E eis que, com “MaddAddam” (Bertrand Editora, 2022), chega ao final uma das mais estranhas, inventivas e distópicas séries literárias, assinada por Margaret Atwood, uma das mais brilhantes e fundamentais autoras dos dias que correm. Uma experiência que, para ser perceptível e vivida na plenitude, deverá ser antecedida pela leitura de “Órix e Crex” e “O Ano do Dilúvio”.

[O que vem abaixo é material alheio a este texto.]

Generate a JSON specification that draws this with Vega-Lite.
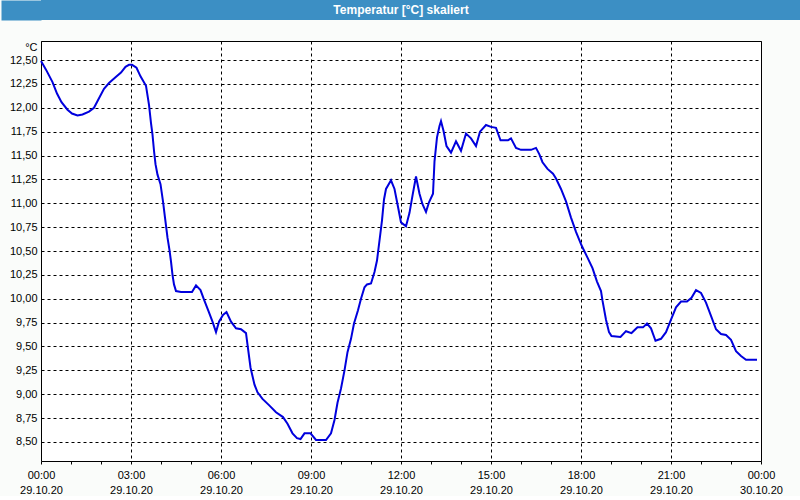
{
  "$schema": "https://vega.github.io/schema/vega-lite/v6.json",
  "background": "#fafcfa",
  "padding": 0,
  "columns": 1,
  "align": "none",
  "spacing": 20,
  "config": {"view": {"stroke": null}},
  "concat": [
    {
      "width": 760,
      "height": 20,
      "view": {"fill": "#3c8fc4", "stroke": null},
      "data": {"values": [{"label": "Temperatur [°C] skaliert"}]},
      "mark": {"type": "text", "font": "Liberation Sans", "fontWeight": "bold", "fontSize": 12, "color": "white", "dx": -20},
      "encoding": {
        "text": {"field": "label", "type": "nominal"},
        "y": {
          "datum": 0.5, "type": "quantitative",
          "scale": {"domain": [0, 1]},
          "axis": {"title": null, "labels": false, "ticks": false, "grid": false, "domain": true, "domainColor": "#3c8fc4", "domainWidth": 40, "offset": 20}
        }
      }
    },
    {
      "width": 720,
      "height": 420,
      "view": {"fill": "white", "stroke": "black"},
      "data": {"values": [
        {"t":"2020-10-29T00:00:00Z","v":12.49},
        {"t":"2020-10-29T00:10:00Z","v":12.40},
        {"t":"2020-10-29T00:23:00Z","v":12.27},
        {"t":"2020-10-29T00:32:00Z","v":12.15},
        {"t":"2020-10-29T00:41:00Z","v":12.06},
        {"t":"2020-10-29T00:53:00Z","v":11.98},
        {"t":"2020-10-29T01:02:00Z","v":11.94},
        {"t":"2020-10-29T01:13:00Z","v":11.92},
        {"t":"2020-10-29T01:23:00Z","v":11.93},
        {"t":"2020-10-29T01:36:00Z","v":11.96},
        {"t":"2020-10-29T01:46:00Z","v":12.00},
        {"t":"2020-10-29T01:56:00Z","v":12.10},
        {"t":"2020-10-29T02:06:00Z","v":12.20},
        {"t":"2020-10-29T02:16:00Z","v":12.26},
        {"t":"2020-10-29T02:29:00Z","v":12.32},
        {"t":"2020-10-29T02:40:00Z","v":12.37},
        {"t":"2020-10-29T02:49:00Z","v":12.43},
        {"t":"2020-10-29T02:56:00Z","v":12.45},
        {"t":"2020-10-29T03:02:00Z","v":12.45},
        {"t":"2020-10-29T03:11:00Z","v":12.42},
        {"t":"2020-10-29T03:19:00Z","v":12.33},
        {"t":"2020-10-29T03:30:00Z","v":12.23},
        {"t":"2020-10-29T03:36:00Z","v":12.03},
        {"t":"2020-10-29T03:40:00Z","v":11.84},
        {"t":"2020-10-29T03:43:00Z","v":11.72},
        {"t":"2020-10-29T03:46:00Z","v":11.55},
        {"t":"2020-10-29T03:49:00Z","v":11.41},
        {"t":"2020-10-29T03:53:00Z","v":11.30},
        {"t":"2020-10-29T03:59:00Z","v":11.20},
        {"t":"2020-10-29T04:04:00Z","v":11.02},
        {"t":"2020-10-29T04:08:00Z","v":10.85},
        {"t":"2020-10-29T04:13:00Z","v":10.64},
        {"t":"2020-10-29T04:17:00Z","v":10.51},
        {"t":"2020-10-29T04:20:00Z","v":10.39},
        {"t":"2020-10-29T04:23:00Z","v":10.25},
        {"t":"2020-10-29T04:26:00Z","v":10.15},
        {"t":"2020-10-29T04:30:00Z","v":10.08},
        {"t":"2020-10-29T04:40:00Z","v":10.07},
        {"t":"2020-10-29T05:02:00Z","v":10.07},
        {"t":"2020-10-29T05:10:00Z","v":10.14},
        {"t":"2020-10-29T05:19:00Z","v":10.09},
        {"t":"2020-10-29T05:26:00Z","v":9.99},
        {"t":"2020-10-29T05:35:00Z","v":9.87},
        {"t":"2020-10-29T05:43:00Z","v":9.76},
        {"t":"2020-10-29T05:50:00Z","v":9.65},
        {"t":"2020-10-29T05:56:00Z","v":9.76},
        {"t":"2020-10-29T06:04:00Z","v":9.83},
        {"t":"2020-10-29T06:11:00Z","v":9.86},
        {"t":"2020-10-29T06:20:00Z","v":9.76},
        {"t":"2020-10-29T06:30:00Z","v":9.69},
        {"t":"2020-10-29T06:40:00Z","v":9.68},
        {"t":"2020-10-29T06:50:00Z","v":9.64},
        {"t":"2020-10-29T06:53:00Z","v":9.52},
        {"t":"2020-10-29T06:59:00Z","v":9.28},
        {"t":"2020-10-29T07:07:00Z","v":9.10},
        {"t":"2020-10-29T07:13:00Z","v":9.02},
        {"t":"2020-10-29T07:23:00Z","v":8.95},
        {"t":"2020-10-29T07:37:00Z","v":8.88},
        {"t":"2020-10-29T07:50:00Z","v":8.81},
        {"t":"2020-10-29T08:04:00Z","v":8.76},
        {"t":"2020-10-29T08:13:00Z","v":8.69},
        {"t":"2020-10-29T08:23:00Z","v":8.59},
        {"t":"2020-10-29T08:32:00Z","v":8.54},
        {"t":"2020-10-29T08:39:00Z","v":8.53},
        {"t":"2020-10-29T08:47:00Z","v":8.59},
        {"t":"2020-10-29T08:59:00Z","v":8.59},
        {"t":"2020-10-29T09:10:00Z","v":8.52},
        {"t":"2020-10-29T09:30:00Z","v":8.52},
        {"t":"2020-10-29T09:40:00Z","v":8.59},
        {"t":"2020-10-29T09:47:00Z","v":8.73},
        {"t":"2020-10-29T09:53:00Z","v":8.91},
        {"t":"2020-10-29T10:00:00Z","v":9.06},
        {"t":"2020-10-29T10:07:00Z","v":9.25},
        {"t":"2020-10-29T10:13:00Z","v":9.44},
        {"t":"2020-10-29T10:20:00Z","v":9.58},
        {"t":"2020-10-29T10:26:00Z","v":9.74},
        {"t":"2020-10-29T10:34:00Z","v":9.88},
        {"t":"2020-10-29T10:40:00Z","v":10.00},
        {"t":"2020-10-29T10:47:00Z","v":10.12},
        {"t":"2020-10-29T10:52:00Z","v":10.15},
        {"t":"2020-10-29T11:00:00Z","v":10.16},
        {"t":"2020-10-29T11:07:00Z","v":10.28},
        {"t":"2020-10-29T11:12:00Z","v":10.40},
        {"t":"2020-10-29T11:17:00Z","v":10.61},
        {"t":"2020-10-29T11:22:00Z","v":10.82},
        {"t":"2020-10-29T11:26:00Z","v":11.04},
        {"t":"2020-10-29T11:30:00Z","v":11.15},
        {"t":"2020-10-29T11:40:00Z","v":11.24},
        {"t":"2020-10-29T11:47:00Z","v":11.15},
        {"t":"2020-10-29T11:53:00Z","v":10.99},
        {"t":"2020-10-29T12:00:00Z","v":10.80},
        {"t":"2020-10-29T12:10:00Z","v":10.76},
        {"t":"2020-10-29T12:17:00Z","v":10.90},
        {"t":"2020-10-29T12:23:00Z","v":11.08},
        {"t":"2020-10-29T12:30:00Z","v":11.28},
        {"t":"2020-10-29T12:37:00Z","v":11.10},
        {"t":"2020-10-29T12:43:00Z","v":10.99},
        {"t":"2020-10-29T12:50:00Z","v":10.91},
        {"t":"2020-10-29T12:56:00Z","v":11.01},
        {"t":"2020-10-29T13:04:00Z","v":11.10},
        {"t":"2020-10-29T13:07:00Z","v":11.44},
        {"t":"2020-10-29T13:12:00Z","v":11.69},
        {"t":"2020-10-29T13:17:00Z","v":11.81},
        {"t":"2020-10-29T13:20:00Z","v":11.86},
        {"t":"2020-10-29T13:25:00Z","v":11.76},
        {"t":"2020-10-29T13:31:00Z","v":11.60},
        {"t":"2020-10-29T13:40:00Z","v":11.53},
        {"t":"2020-10-29T13:50:00Z","v":11.65},
        {"t":"2020-10-29T14:00:00Z","v":11.55},
        {"t":"2020-10-29T14:10:00Z","v":11.73},
        {"t":"2020-10-29T14:20:00Z","v":11.68},
        {"t":"2020-10-29T14:30:00Z","v":11.60},
        {"t":"2020-10-29T14:38:00Z","v":11.75},
        {"t":"2020-10-29T14:50:00Z","v":11.82},
        {"t":"2020-10-29T15:00:00Z","v":11.80},
        {"t":"2020-10-29T15:10:00Z","v":11.79},
        {"t":"2020-10-29T15:19:00Z","v":11.66},
        {"t":"2020-10-29T15:34:00Z","v":11.66},
        {"t":"2020-10-29T15:40:00Z","v":11.68},
        {"t":"2020-10-29T15:50:00Z","v":11.58},
        {"t":"2020-10-29T16:00:00Z","v":11.56},
        {"t":"2020-10-29T16:20:00Z","v":11.56},
        {"t":"2020-10-29T16:30:00Z","v":11.58},
        {"t":"2020-10-29T16:37:00Z","v":11.51},
        {"t":"2020-10-29T16:43:00Z","v":11.43},
        {"t":"2020-10-29T16:53:00Z","v":11.36},
        {"t":"2020-10-29T17:04:00Z","v":11.31},
        {"t":"2020-10-29T17:10:00Z","v":11.26},
        {"t":"2020-10-29T17:20:00Z","v":11.15},
        {"t":"2020-10-29T17:30:00Z","v":11.02},
        {"t":"2020-10-29T17:40:00Z","v":10.85},
        {"t":"2020-10-29T17:50:00Z","v":10.70},
        {"t":"2020-10-29T18:01:00Z","v":10.56},
        {"t":"2020-10-29T18:13:00Z","v":10.43},
        {"t":"2020-10-29T18:23:00Z","v":10.32},
        {"t":"2020-10-29T18:32:00Z","v":10.18},
        {"t":"2020-10-29T18:40:00Z","v":10.08},
        {"t":"2020-10-29T18:43:00Z","v":9.98},
        {"t":"2020-10-29T18:50:00Z","v":9.78},
        {"t":"2020-10-29T18:56:00Z","v":9.65},
        {"t":"2020-10-29T19:01:00Z","v":9.61},
        {"t":"2020-10-29T19:19:00Z","v":9.60},
        {"t":"2020-10-29T19:30:00Z","v":9.66},
        {"t":"2020-10-29T19:41:00Z","v":9.64},
        {"t":"2020-10-29T19:53:00Z","v":9.70},
        {"t":"2020-10-29T20:04:00Z","v":9.70},
        {"t":"2020-10-29T20:12:00Z","v":9.74},
        {"t":"2020-10-29T20:20:00Z","v":9.69},
        {"t":"2020-10-29T20:29:00Z","v":9.56},
        {"t":"2020-10-29T20:40:00Z","v":9.58},
        {"t":"2020-10-29T20:50:00Z","v":9.65},
        {"t":"2020-10-29T21:00:00Z","v":9.78},
        {"t":"2020-10-29T21:10:00Z","v":9.91},
        {"t":"2020-10-29T21:20:00Z","v":9.97},
        {"t":"2020-10-29T21:32:00Z","v":9.97},
        {"t":"2020-10-29T21:41:00Z","v":10.01},
        {"t":"2020-10-29T21:50:00Z","v":10.09},
        {"t":"2020-10-29T22:00:00Z","v":10.06},
        {"t":"2020-10-29T22:10:00Z","v":9.96},
        {"t":"2020-10-29T22:20:00Z","v":9.82},
        {"t":"2020-10-29T22:30:00Z","v":9.68},
        {"t":"2020-10-29T22:40:00Z","v":9.63},
        {"t":"2020-10-29T22:50:00Z","v":9.62},
        {"t":"2020-10-29T23:00:00Z","v":9.57},
        {"t":"2020-10-29T23:10:00Z","v":9.45},
        {"t":"2020-10-29T23:20:00Z","v":9.40},
        {"t":"2020-10-29T23:30:00Z","v":9.36},
        {"t":"2020-10-29T23:52:00Z","v":9.36}
      ]},
      "resolve": {"axis": {"x": "independent"}},
      "encoding": {
        "y": {
          "field": "v", "type": "quantitative",
          "scale": {"domain": [8.3, 12.7], "nice": false, "zero": false},
          "axis": {
            "title": "°C",
            "titleAngle": 0,
            "titleX": -4,
            "titleY": 6,
            "titleAlign": "right",
            "titleBaseline": "middle",
            "titleFont": "Liberation Sans",
            "titleFontSize": 11,
            "titleFontWeight": "normal",
            "titleColor": "black",
            "domain": false,
            "ticks": false,
            "values": [8.5, 8.75, 9, 9.25, 9.5, 9.75, 10, 10.25, 10.5, 10.75, 11, 11.25, 11.5, 11.75, 12, 12.25, 12.5],
            "labelExpr": "replace(format(datum.value, '.2f'), '.', ',')",
            "labelFont": "Liberation Sans",
            "labelFontSize": 11,
            "labelColor": "black",
            "labelPadding": 4,
            "minExtent": 40,
            "grid": true,
            "gridColor": "black",
            "gridDash": [3, 3]
          }
        }
      },
      "layer": [
        {
          "mark": {"type": "line", "opacity": 0},
          "encoding": {
            "x": {
              "field": "t", "type": "temporal",
              "scale": {"type": "utc", "domain": [1603929600000, 1604016000000], "nice": false},
              "axis": {
                "orient": "bottom",
                "title": null,
                "domain": false,
                "ticks": false,
                "labels": false,
                "values": [1603929600000, 1603940400000, 1603951200000, 1603962000000, 1603972800000, 1603983600000, 1603994400000, 1604005200000, 1604016000000],
                "grid": true,
                "gridColor": "black",
                "gridDash": [3, 3]
              }
            }
          }
        },
        {
          "mark": {"type": "line", "color": "#0000dd", "strokeWidth": 2},
          "encoding": {
            "x": {
              "field": "t", "type": "temporal",
              "scale": {"type": "utc", "domain": [1603929600000, 1604016000000], "nice": false},
              "axis": {
                "orient": "bottom",
                "title": null,
                "domain": false,
                "grid": false,
                "values": [1603929600000, 1603933200000, 1603936800000, 1603940400000, 1603944000000, 1603947600000, 1603951200000, 1603954800000, 1603958400000, 1603962000000, 1603965600000, 1603969200000, 1603972800000, 1603976400000, 1603980000000, 1603983600000, 1603987200000, 1603990800000, 1603994400000, 1603998000000, 1604001600000, 1604005200000, 1604008800000, 1604012400000, 1604016000000],
                "tickSize": 3,
                "tickColor": "black",
                "labelFont": "Liberation Sans",
                "labelFontSize": 11,
                "labelColor": "black",
                "labelPadding": 5,
                "labelLineHeight": 15,
                "labelFlush": false,
                "labelOverlap": false,
                "labelExpr": "utchours(datum.value) % 3 == 0 ? [utcFormat(datum.value, '%H:%M'), utcFormat(datum.value, '%d.%m.%y')] : ''"
              }
            }
          }
        }
      ]
    }
  ]
}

Neste terceiro volume, num mundo pouco habitado após o fenómeno pandémico que ficou conhecido como o Dilúvio Seco, Atwood começa por oferecer um resumo da matéria dada, antes de nos brindar com uma frase que paira sobre toda esta trilogia: “Era espantosa a rapidez com que o passado se tornava idílico”.
No pequeno grupo de sobreviventes, Toby transforma-se na contadora de histórias oficial, relatando aos Filhos de Crex, espécie de humanóides gentis que herdará o planeta, a sua história e origem, numa constante reescrita do livro dos porquês que irá pôr em causa até o mais paciente dos seres.
Entre ronrons, muita cantoria e um peixe que insistem em servir-lhe cru, Toby vai adaptando a história humana ao universo destes seres, frutos de engenharia biológica, interrogando-se se Crex não terá tentado, no meio de toda a sua loucura, acabar com a “sádica maldade primária” dos humanos – acabando com os próprios humanos para começar.
Atwood cruza, na perfeição, uma narrativa plena de acção com um humor gourmet, a comoção com um olhar atento e corrosivo, o medo com a esperança, fazendo-nos reconhecer – entre uma inventividade tremenda – um mundo que insistimos em pôr à prova – e em risco. As pistas para a construção de um outro futuro estão lá, a começar pelo poder das histórias. Filosofia e muita subversão, numa trilogia que entra directamente para o melhor que a literatura nos ofereceu nos últimos anos.